- **Dataset content**
::::

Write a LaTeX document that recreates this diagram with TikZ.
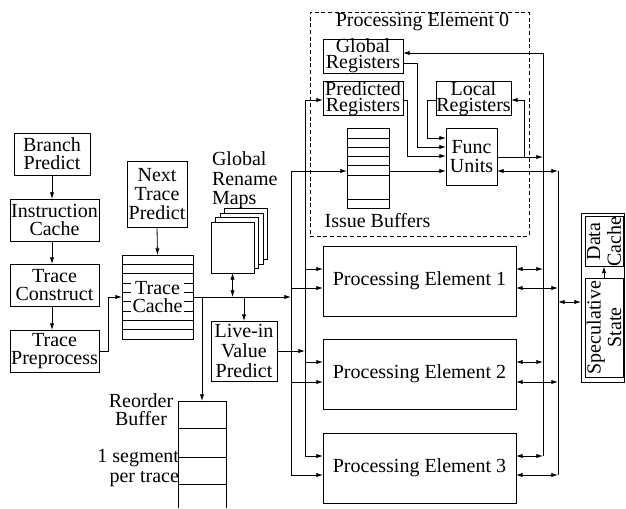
\documentclass[tikz,border=0pt]{standalone}
\usepackage{fontspec}
\setmainfont{Liberation Serif}
\usetikzlibrary{arrows.meta}
\begin{document}
\begin{tikzpicture}[x=0.75pt,y=-0.75pt,
  line width=0.6pt,
  every node/.style={inner sep=0pt, outer sep=0pt},
  lbl/.style={align=center, font=\fontsize{15}{13.5}\selectfont},
  box/.style={draw, lbl},
  sz/.style 2 args={minimum width=#1*0.75pt, minimum height=#2*0.75pt},
  arr/.style={-{Latex[length=5pt,width=3.2pt]}},
  darr/.style={{Latex[length=5pt,width=3.2pt]}-{Latex[length=5pt,width=3.2pt]}}]
\useasboundingbox (0,0) rectangle (626,508);

% ---- front end ----
\node[box,sz={76}{42}] (bp) at (52,154) {Branch\\Predict};
\node[box,sz={89}{42}] (ic) at (54.5,220) {Instruction\\Cache};
\node[box,sz={89}{42}] (tc) at (54.5,285) {Trace\\Construct};
\node[box,sz={89}{42}] (tp) at (54.5,351) {Trace\\Preprocess};
\draw[arr] (bp.south) -- (bp.south |- ic.north);
\draw[arr] (ic.south -| bp.south) -- (tc.north -| bp.south);
\draw[arr] (tc.south -| bp.south) -- (tp.north -| bp.south);

\node[box,sz={60}{66},font=\fontsize{15}{14}\selectfont] (ntp) at (157,194) {Next\\Trace\\Predict};
\node[draw,sz={71}{84}] (tcache) at (157.5,297) {};
\foreach \y in {264.3,273.7,283,292.3,301.7,311,320.3,329.7}
  \draw (tcache.west |- 0,\y) -- (tcache.east |- 0,\y);
\node[lbl,fill=white,inner xsep=1pt,inner ysep=1.5pt] (tclbl) at (tcache) {Trace\\Cache};
\draw[arr] (ntp.south) -- (tcache.north);
\draw[arr] (tp.east) -- ++(9,0) |- (tcache.west);

% ---- rename maps ----
\foreach \k in {3,2,1}
  \draw[fill=white] (211+\k*4.5,222-\k*4.5) rectangle (254+\k*4.5,273-\k*4.5);
\node[draw,fill=white,sz={43}{51}] (maps) at (232.5,247.5) {};
\node[lbl,align=left,anchor=north west,font=\fontsize{15}{14.6}\selectfont] (mapslbl) at (212,152) {Global\\Rename\\Maps};

% ---- live-in ----
\node[box,sz={66}{60},font=\fontsize{15}{15}\selectfont] (live) at (244,351) {Live-in\\Value\\Predict};

% ---- reorder buffer ----
\draw (178,508) -- (178,401) -- (226,401) -- (226,508);
\foreach \y in {428,457,484} \draw (178,\y) -- (226,\y);
\coordinate (rob) at (202,401);
\node[lbl,anchor=north] (roblbl) at (141,394) {Reorder\\Buffer};
\node[lbl,align=right,anchor=north east,font=\fontsize{15}{15}\selectfont] (seglbl) at (179,449.5) {1 segment\\per trace};

% ---- buses ----
\coordinate (b1t) at (291,171); \coordinate (b1b) at (291,475);
\coordinate (b2t) at (305,100); \coordinate (b2b) at (305,456);
\coordinate (b3t) at (543,53);  \coordinate (b3b) at (543,456);
\coordinate (b4t) at (558,171); \coordinate (b4b) at (558,475);
\draw (b1t) -- (b1b);
\draw (b2t) -- (b2b);
\draw (b3t) -- (b3b);
\draw (b4t) -- (b4b);

\draw[arr] (tcache.east) -- (tcache.east -| b1t);
\draw[arr] (rob |- tcache.east) -- (rob);
\draw[darr] (maps.south) -- (maps.south |- tcache.east);
\draw[arr] (live.north |- tcache.east) -- (live.north);
\draw[arr] (live.east) -- (live.east -| b2t);

% ---- processing element 0 ----
\node[draw,dashed,dash pattern=on 3pt off 2pt,sz={219}{224}] (pe0) at (419.5,124) {};
\node[lbl,anchor=base] (pe0lbl) at (422.5,26) {Processing Element 0};
\node[box,sz={80}{32},font=\fontsize{15}{12}\selectfont] (greg) at (363,56) {Global\\Registers};
\node[box,sz={80}{33},font=\fontsize{15}{12}\selectfont] (preg) at (363,98.5) {Predicted\\Registers};
\node[box,sz={75}{33},font=\fontsize{15}{12}\selectfont] (lreg) at (473.5,98.5) {Local\\Registers};
\node[box,sz={51}{57},font=\fontsize{15}{14.25}\selectfont] (fu) at (471.5,156.5) {Func\\Units};
\node[draw,sz={42}{80}] (ib) at (368,168) {};
\foreach \y in {138.3,147.3,156.7,165.7,175,199}
  \draw (ib.west |- 0,\y) -- (ib.east |- 0,\y);
\node[lbl,anchor=base] (iblbl) at (377.5,227) {Issue Buffers};

\draw[arr] (b3t) -- (b3t -| greg.east);
\draw[arr] (greg.east |- 0,63) -- (417,63) -- (417,147) -- (fu.west |- 0,147);
\draw[arr] (preg.east |- 0,100) -- (407,100) -- (407,156) -- (fu.west |- 0,156);
\draw[arr] (lreg.west |- 0,100) -- (427,100) -- (427,138) -- (fu.west |- 0,138);
\draw[arr] (ib.east |- b1t) -- (fu.west |- b1t);
\draw[arr] (b1t) -- (b1t -| ib.west);
\draw[arr] (b2t) -- (b2t -| preg.west);
\draw[arr] (fu.east |- 0,157) -- (b3t |- 0,157);
\draw[arr] (524,157) -- (524,100) -- (lreg.east |- 0,100);
\draw[darr] (fu.east |- b4t) -- (b4t);

% ---- processing elements 1-3 ----
\node[box,sz={193}{70}] (pe1) at (419.5,281) {Processing Element 1};
\node[box,sz={193}{70}] (pe2) at (419.5,374) {Processing Element 2};
\node[box,sz={193}{70}] (pe3) at (419.5,468) {Processing Element 3};
\foreach \pe/\u/\l in {pe1/269/288, pe2/362/382, pe3/456/475} {
  \draw[arr] (b2t |- 0,\u) -- (\pe.west |- 0,\u);
  \draw[arr] (b1t |- 0,\l) -- (\pe.west |- 0,\l);
  \draw[darr] (\pe.east |- 0,\u) -- (b3t |- 0,\u);
  \draw[darr] (\pe.east |- 0,\l) -- (b4t |- 0,\l);
}

% ---- memory ----
\node[draw,sz={43}{169}] (mem) at (602.5,297.5) {};
\node[box,rotate=90,sz={47}{38},font=\fontsize{15}{15.5}\selectfont] (dc) at (604,241.5) {Data\\Cache};
\node[box,rotate=90,sz={99}{38},font=\fontsize{15}{15.5}\selectfont] (ss) at (604,327.5) {Speculative\\State};
\draw[arr] (ss.east) -- (dc.west);
\draw[darr] (b4t |- 0,302) -- (mem.west |- 0,302);
\end{tikzpicture}
\end{document}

::::

- **Task requirements**
Reproduce the material above from its first line through the line containing "(0,0) rectangle (626,508);", both ends included, and skip every picture.

- **Expected answer**
Write a LaTeX document that recreates this diagram with TikZ.
\documentclass[tikz,border=0pt]{standalone}
\usepackage{fontspec}
\setmainfont{Liberation Serif}
\usetikzlibrary{arrows.meta}
\begin{document}
\begin{tikzpicture}[x=0.75pt,y=-0.75pt,
  line width=0.6pt,
  every node/.style={inner sep=0pt, outer sep=0pt},
  lbl/.style={align=center, font=\fontsize{15}{13.5}\selectfont},
  box/.style={draw, lbl},
  sz/.style 2 args={minimum width=#1*0.75pt, minimum height=#2*0.75pt},
  arr/.style={-{Latex[length=5pt,width=3.2pt]}},
  darr/.style={{Latex[length=5pt,width=3.2pt]}-{Latex[length=5pt,width=3.2pt]}}]
\useasboundingbox (0,0) rectangle (626,508);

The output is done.